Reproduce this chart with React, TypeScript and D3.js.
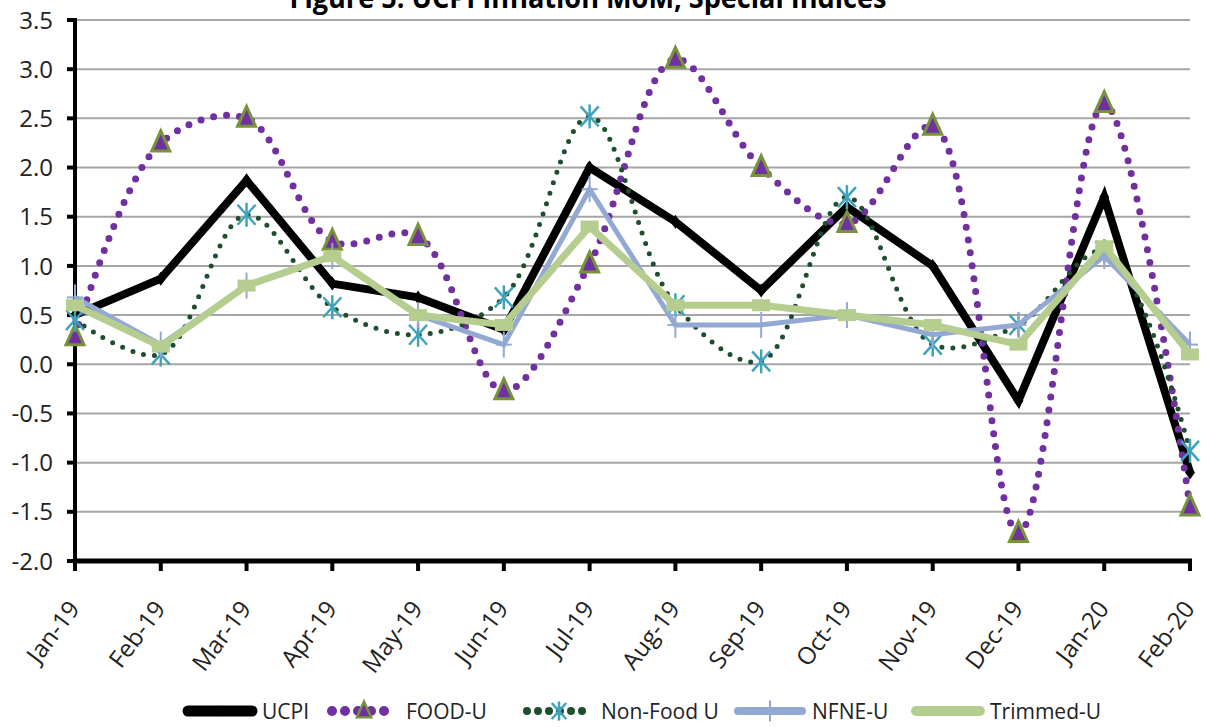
import { useMemo } from 'react';
import * as d3 from 'd3';

const months = ['Jan-19', 'Feb-19', 'Mar-19', 'Apr-19', 'May-19', 'Jun-19', 'Jul-19', 'Aug-19', 'Sep-19', 'Oct-19', 'Nov-19', 'Dec-19', 'Jan-20', 'Feb-20'];

const ucpi = [0.5, 0.87, 1.87, 0.82, 0.68, 0.35, 2.0, 1.45, 0.75, 1.6, 1.0, -0.37, 1.7, -1.1];
const foodU = [0.28, 2.25, 2.5, 1.25, 1.3, -0.27, 1.02, 3.1, 2.0, 1.43, 2.42, -1.72, 2.65, -1.45];
const nonFoodU = [0.45, 0.1, 1.52, 0.58, 0.3, 0.68, 2.52, 0.6, 0.03, 1.7, 0.2, 0.4, 1.15, -0.88];
const nfneU = [0.68, 0.2, 0.8, 1.1, 0.5, 0.2, 1.78, 0.4, 0.4, 0.5, 0.3, 0.4, 1.1, 0.2];
const trimmedU = [0.6, 0.18, 0.8, 1.1, 0.5, 0.4, 1.4, 0.6, 0.6, 0.5, 0.4, 0.2, 1.2, 0.1];

const yTickValues = [-2, -1.5, -1, -0.5, 0, 0.5, 1, 1.5, 2, 2.5, 3, 3.5];
const seriesNames = ['UCPI', 'FOOD-U', 'Non-Food U', 'NFNE-U', 'Trimmed-U'];

const FONT = "'Open Sans', 'DejaVu Sans', sans-serif";

type Marker = 'diamond' | 'triangle' | 'star' | 'plus' | 'rect';

interface Series {
  name: string;
  values: number[];
  color: string;
  width: number;
  dash?: string;
  smooth: boolean;
  marker: Marker;
}

const MarkerShape = ({ kind, x, y, k = 1 }: { kind: Marker; x: number; y: number; k?: number }) => {
  switch (kind) {
    case 'diamond':
      return <path d={`M${x},${y - 7 * k} L${x + 5 * k},${y} L${x},${y + 7 * k} L${x - 5 * k},${y} Z`} fill="#000" />;
    case 'triangle':
      return (
        <path
          d={`M${x},${y - 12 * k} L${x + 9 * k},${y + 8 * k} L${x - 9 * k},${y + 8 * k} Z`}
          fill="#7030A0"
          stroke="#77933C"
          strokeWidth={3 * k}
        />
      );
    case 'star':
      return (
        <g stroke="#3FA3BC" strokeWidth={2.5}>
          <line x1={x} y1={y - 12 * k} x2={x} y2={y + 12 * k} />
          <line x1={x - 9 * k} y1={y - 10 * k} x2={x + 9 * k} y2={y + 10 * k} />
          <line x1={x - 9 * k} y1={y + 10 * k} x2={x + 9 * k} y2={y - 10 * k} />
        </g>
      );
    case 'plus':
      return (
        <g stroke="#93A9D3" strokeWidth={2}>
          <line x1={x} y1={y - 13 * k} x2={x} y2={y + 13 * k} />
          <line x1={x - 8 * k} y1={y} x2={x + 8 * k} y2={y} />
        </g>
      );
    case 'rect':
      return <rect x={x - 9 * k} y={y - 6 * k} width={18 * k} height={12 * k} fill="#B5CD8E" />;
  }
};

const App = () => {
  const width = 1205;
  const height = 727;
  const left = 75;
  const right = 1190;
  const top = 20;
  const bottom = 561;

  const x = useMemo(() => d3.scalePoint<string>().domain(months).range([left, right]), []);
  const y = useMemo(() => d3.scaleLinear().domain([-2, 3.5]).range([bottom, top]), []);

  const series: Series[] = [
    { name: seriesNames[0], values: ucpi, color: '#000000', width: 8, smooth: false, marker: 'diamond' },
    { name: seriesNames[1], values: foodU, color: '#7030A0', width: 7, dash: '0 13', smooth: true, marker: 'triangle' },
    { name: seriesNames[2], values: nonFoodU, color: '#1F4E2F', width: 5, dash: '0 11', smooth: true, marker: 'star' },
    { name: seriesNames[3], values: nfneU, color: '#93A9D3', width: 5, smooth: false, marker: 'plus' },
    { name: seriesNames[4], values: trimmedU, color: '#B5CD8E', width: 7, smooth: false, marker: 'rect' },
  ];

  const pathFor = (s: Series) => {
    const gen = d3
      .line<number>()
      .x((_, i) => x(months[i]) as number)
      .y((d) => y(d))
      .curve(s.smooth ? d3.curveCatmullRom.alpha(0.5) : d3.curveLinear);
    return gen(s.values) || undefined;
  };

  // legend layout
  const legendX = [188, 332, 527, 738, 916];
  const legendY = 711;
  const sampleLen = 64;

  return (
    <>
      <style>{`body{margin:0}`}</style>
      <svg width={width} height={height} style={{ display: 'block', background: '#fff' }}>
        {/* title (cut off at top like the source) */}
        <text
          x={588}
          y={8}
          textAnchor="middle"
          fontFamily={FONT}
          fontWeight="bold"
          fontSize={28}
          textLength={597}
          lengthAdjust="spacingAndGlyphs"
        >
          Figure 5: UCPI Inflation MoM, Special Indices
        </text>

        {/* gridlines */}
        {yTickValues.map((v) => (
          <line key={`g${v}`} x1={left} x2={right} y1={y(v)} y2={y(v)} stroke="#A6A6A6" strokeWidth={2} />
        ))}

        {/* y axis */}
        <line x1={left} x2={left} y1={top - 2} y2={bottom + 2} stroke="#000" strokeWidth={4} />
        {yTickValues.map((v) => (
          <g key={`y${v}`} transform={`translate(${left}, ${y(v)})`}>
            <line x1={-8} x2={0} stroke="#000" strokeWidth={4} />
            <text x={-22} dy="0.36em" textAnchor="end" fontFamily={FONT} fontSize={24} fill="#222">
              {v.toFixed(1)}
            </text>
          </g>
        ))}

        {/* x axis */}
        <line x1={left - 2} x2={right + 2} y1={bottom} y2={bottom} stroke="#000" strokeWidth={5} />
        {months.map((m) => (
          <g key={m} transform={`translate(${x(m)}, ${bottom})`}>
            <line y1={0} y2={10} stroke="#000" strokeWidth={4} />
            <text
              transform="translate(-1, 43) rotate(-53)"
              textAnchor="end"
              dy="0.35em"
              fontFamily={FONT}
              fontSize={24}
              fill="#222"
            >
              {m}
            </text>
          </g>
        ))}

        {/* series */}
        {series.map((s) => (
          <g key={s.name}>
            <path
              d={pathFor(s)}
              fill="none"
              stroke={s.color}
              strokeWidth={s.width}
              strokeDasharray={s.dash}
              strokeLinecap={s.dash ? 'round' : 'butt'}
              strokeLinejoin="miter"
            />
            {s.values.map((v, i) => (
              <MarkerShape key={i} kind={s.marker} x={x(months[i]) as number} y={y(v)} />
            ))}
          </g>
        ))}

        {/* legend */}
        {series.map((s, i) => (
          <g key={`l${s.name}`} transform={`translate(${legendX[i]}, ${legendY})`}>
            <line
              x1={0}
              x2={sampleLen}
              stroke={s.color}
              strokeWidth={s.width + 3}
              strokeDasharray={s.dash}
              strokeLinecap="round"
            />
            {s.marker !== 'rect' && <MarkerShape kind={s.marker} x={sampleLen / 2} y={0} k={0.8} />}
            <text x={sampleLen + 10} dy="0.36em" fontFamily={FONT} fontSize={21} fill="#222">
              {s.name}
            </text>
          </g>
        ))}
      </svg>
    </>
  );
};

export default App;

-*-

• REQUIRED WORK: From start to finish, output the listing exactly, but omit its pictures.

• EXERCISE OUTPUT:
Reproduce this chart with React, TypeScript and D3.js.
import { useMemo } from 'react';
import * as d3 from 'd3';

const months = ['Jan-19', 'Feb-19', 'Mar-19', 'Apr-19', 'May-19', 'Jun-19', 'Jul-19', 'Aug-19', 'Sep-19', 'Oct-19', 'Nov-19', 'Dec-19', 'Jan-20', 'Feb-20'];

const ucpi = [0.5, 0.87, 1.87, 0.82, 0.68, 0.35, 2.0, 1.45, 0.75, 1.6, 1.0, -0.37, 1.7, -1.1];
const foodU = [0.28, 2.25, 2.5, 1.25, 1.3, -0.27, 1.02, 3.1, 2.0, 1.43, 2.42, -1.72, 2.65, -1.45];
const nonFoodU = [0.45, 0.1, 1.52, 0.58, 0.3, 0.68, 2.52, 0.6, 0.03, 1.7, 0.2, 0.4, 1.15, -0.88];
const nfneU = [0.68, 0.2, 0.8, 1.1, 0.5, 0.2, 1.78, 0.4, 0.4, 0.5, 0.3, 0.4, 1.1, 0.2];
const trimmedU = [0.6, 0.18, 0.8, 1.1, 0.5, 0.4, 1.4, 0.6, 0.6, 0.5, 0.4, 0.2, 1.2, 0.1];

const yTickValues = [-2, -1.5, -1, -0.5, 0, 0.5, 1, 1.5, 2, 2.5, 3, 3.5];
const seriesNames = ['UCPI', 'FOOD-U', 'Non-Food U', 'NFNE-U', 'Trimmed-U'];

const FONT = "'Open Sans', 'DejaVu Sans', sans-serif";

type Marker = 'diamond' | 'triangle' | 'star' | 'plus' | 'rect';

interface Series {
  name: string;
  values: number[];
  color: string;
  width: number;
  dash?: string;
  smooth: boolean;
  marker: Marker;
}

const MarkerShape = ({ kind, x, y, k = 1 }: { kind: Marker; x: number; y: number; k?: number }) => {
  switch (kind) {
    case 'diamond':
      return <path d={`M${x},${y - 7 * k} L${x + 5 * k},${y} L${x},${y + 7 * k} L${x - 5 * k},${y} Z`} fill="#000" />;
    case 'triangle':
      return (
        <path
          d={`M${x},${y - 12 * k} L${x + 9 * k},${y + 8 * k} L${x - 9 * k},${y + 8 * k} Z`}
          fill="#7030A0"
          stroke="#77933C"
          strokeWidth={3 * k}
        />
      );
    case 'star':
      return (
        <g stroke="#3FA3BC" strokeWidth={2.5}>
          <line x1={x} y1={y - 12 * k} x2={x} y2={y + 12 * k} />
          <line x1={x - 9 * k} y1={y - 10 * k} x2={x + 9 * k} y2={y + 10 * k} />
          <line x1={x - 9 * k} y1={y + 10 * k} x2={x + 9 * k} y2={y - 10 * k} />
        </g>
      );
    case 'plus':
      return (
        <g stroke="#93A9D3" strokeWidth={2}>
          <line x1={x} y1={y - 13 * k} x2={x} y2={y + 13 * k} />
          <line x1={x - 8 * k} y1={y} x2={x + 8 * k} y2={y} />
        </g>
      );
    case 'rect':
      return <rect x={x - 9 * k} y={y - 6 * k} width={18 * k} height={12 * k} fill="#B5CD8E" />;
  }
};

const App = () => {
  const width = 1205;
  const height = 727;
  const left = 75;
  const right = 1190;
  const top = 20;
  const bottom = 561;

  const x = useMemo(() => d3.scalePoint<string>().domain(months).range([left, right]), []);
  const y = useMemo(() => d3.scaleLinear().domain([-2, 3.5]).range([bottom, top]), []);

  const series: Series[] = [
    { name: seriesNames[0], values: ucpi, color: '#000000', width: 8, smooth: false, marker: 'diamond' },
    { name: seriesNames[1], values: foodU, color: '#7030A0', width: 7, dash: '0 13', smooth: true, marker: 'triangle' },
    { name: seriesNames[2], values: nonFoodU, color: '#1F4E2F', width: 5, dash: '0 11', smooth: true, marker: 'star' },
    { name: seriesNames[3], values: nfneU, color: '#93A9D3', width: 5, smooth: false, marker: 'plus' },
    { name: seriesNames[4], values: trimmedU, color: '#B5CD8E', width: 7, smooth: false, marker: 'rect' },
  ];

  const pathFor = (s: Series) => {
    const gen = d3
      .line<number>()
      .x((_, i) => x(months[i]) as number)
      .y((d) => y(d))
      .curve(s.smooth ? d3.curveCatmullRom.alpha(0.5) : d3.curveLinear);
    return gen(s.values) || undefined;
  };

  // legend layout
  const legendX = [188, 332, 527, 738, 916];
  const legendY = 711;
  const sampleLen = 64;

  return (
    <>
      <style>{`body{margin:0}`}</style>
      <svg width={width} height={height} style={{ display: 'block', background: '#fff' }}>
        {/* title (cut off at top like the source) */}
        <text
          x={588}
          y={8}
          textAnchor="middle"
          fontFamily={FONT}
          fontWeight="bold"
          fontSize={28}
          textLength={597}
          lengthAdjust="spacingAndGlyphs"
        >
          Figure 5: UCPI Inflation MoM, Special Indices
        </text>

        {/* gridlines */}
        {yTickValues.map((v) => (
          <line key={`g${v}`} x1={left} x2={right} y1={y(v)} y2={y(v)} stroke="#A6A6A6" strokeWidth={2} />
        ))}

        {/* y axis */}
        <line x1={left} x2={left} y1={top - 2} y2={bottom + 2} stroke="#000" strokeWidth={4} />
        {yTickValues.map((v) => (
          <g key={`y${v}`} transform={`translate(${left}, ${y(v)})`}>
            <line x1={-8} x2={0} stroke="#000" strokeWidth={4} />
            <text x={-22} dy="0.36em" textAnchor="end" fontFamily={FONT} fontSize={24} fill="#222">
              {v.toFixed(1)}
            </text>
          </g>
        ))}

        {/* x axis */}
        <line x1={left - 2} x2={right + 2} y1={bottom} y2={bottom} stroke="#000" strokeWidth={5} />
        {months.map((m) => (
          <g key={m} transform={`translate(${x(m)}, ${bottom})`}>
            <line y1={0} y2={10} stroke="#000" strokeWidth={4} />
            <text
              transform="translate(-1, 43) rotate(-53)"
              textAnchor="end"
              dy="0.35em"
              fontFamily={FONT}
              fontSize={24}
              fill="#222"
            >
              {m}
            </text>
          </g>
        ))}

        {/* series */}
        {series.map((s) => (
          <g key={s.name}>
            <path
              d={pathFor(s)}
              fill="none"
              stroke={s.color}
              strokeWidth={s.width}
              strokeDasharray={s.dash}
              strokeLinecap={s.dash ? 'round' : 'butt'}
              strokeLinejoin="miter"
            />
            {s.values.map((v, i) => (
              <MarkerShape key={i} kind={s.marker} x={x(months[i]) as number} y={y(v)} />
            ))}
          </g>
        ))}

        {/* legend */}
        {series.map((s, i) => (
          <g key={`l${s.name}`} transform={`translate(${legendX[i]}, ${legendY})`}>
            <line
              x1={0}
              x2={sampleLen}
              stroke={s.color}
              strokeWidth={s.width + 3}
              strokeDasharray={s.dash}
              strokeLinecap="round"
            />
            {s.marker !== 'rect' && <MarkerShape kind={s.marker} x={sampleLen / 2} y={0} k={0.8} />}
            <text x={sampleLen + 10} dy="0.36em" fontFamily={FONT} fontSize={21} fill="#222">
              {s.name}
            </text>
          </g>
        ))}
      </svg>
    </>
  );
};

export default App;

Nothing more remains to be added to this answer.